Thanks for the reply- I was really a bit in the dark. :mug:

I know that Revvy has a tendency to reference a video when people bring up bottle conditioned beer not tasting right. I don't have the link but it basically is a guy showing the difference between 1,2, and 3 weeks in the bottle. I believe that is where the three week group think thing comes from.
 
PhelanKA7 said:
I know that Revvy has a tendency to reference a video when people bring up bottle conditioned beer not tasting right. I don't have the link but it basically is a guy showing the difference between 1,2, and 3 weeks in the bottle. I believe that is where the three week group think thing comes from.

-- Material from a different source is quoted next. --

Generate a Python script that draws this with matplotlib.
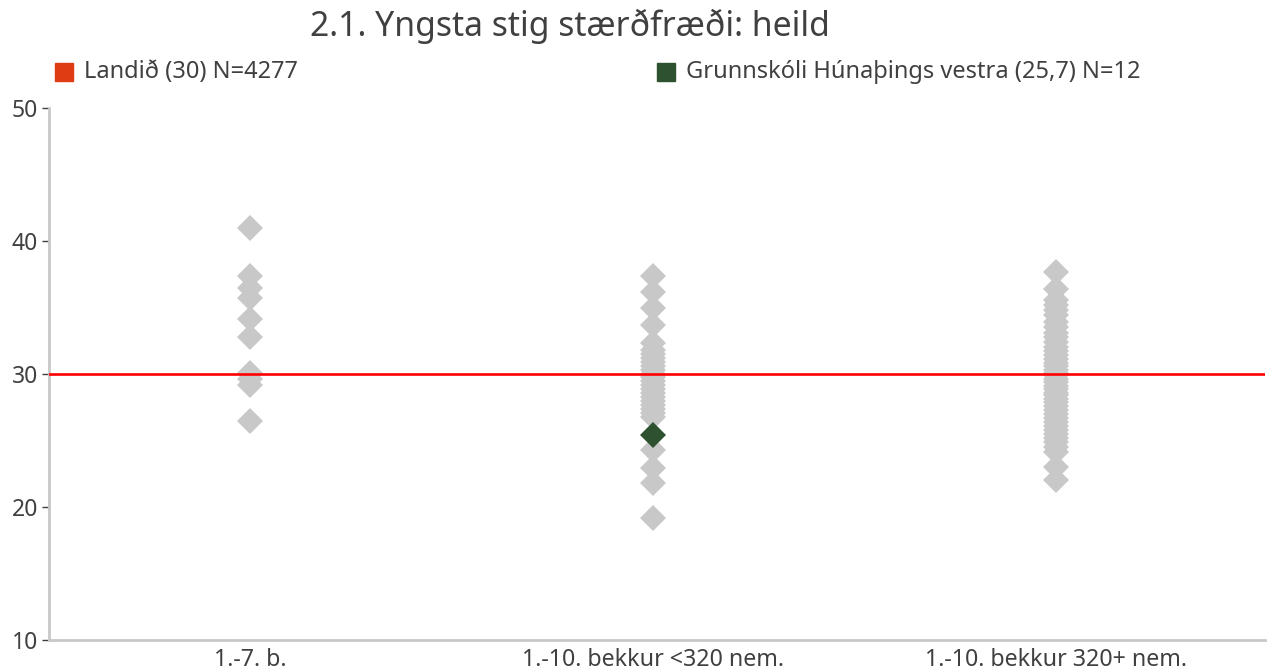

Empirically, I think most people find their bottle conditioned beers' improvement curve starts to flatten around 3 weeks. I have not seen the video you referenced and don't think groupthink accounts for the 3 week consensus (such as it is.)
 
Empirically, I think most people find their bottle conditioned beers' improvement curve starts to flatten around 3 weeks. I have not seen the video you referenced and don't think groupthink accounts for the 3 week consensus (such as it is.)

I agree to a certain extent but personally I'm generally satisfied with carbonation at two weeks and about one week or less for low abv wheat beers. And then I have beers that just aren't worth opening up for a month or more. I think three weeks is a gross over-generalization and isn't really helpful for anyone.

I think from Revvy and others' perspectives that tout the "three week rule" is that it is something to tell people posting threads without doing a search for why their beer tastes like crap after two days in the bottle.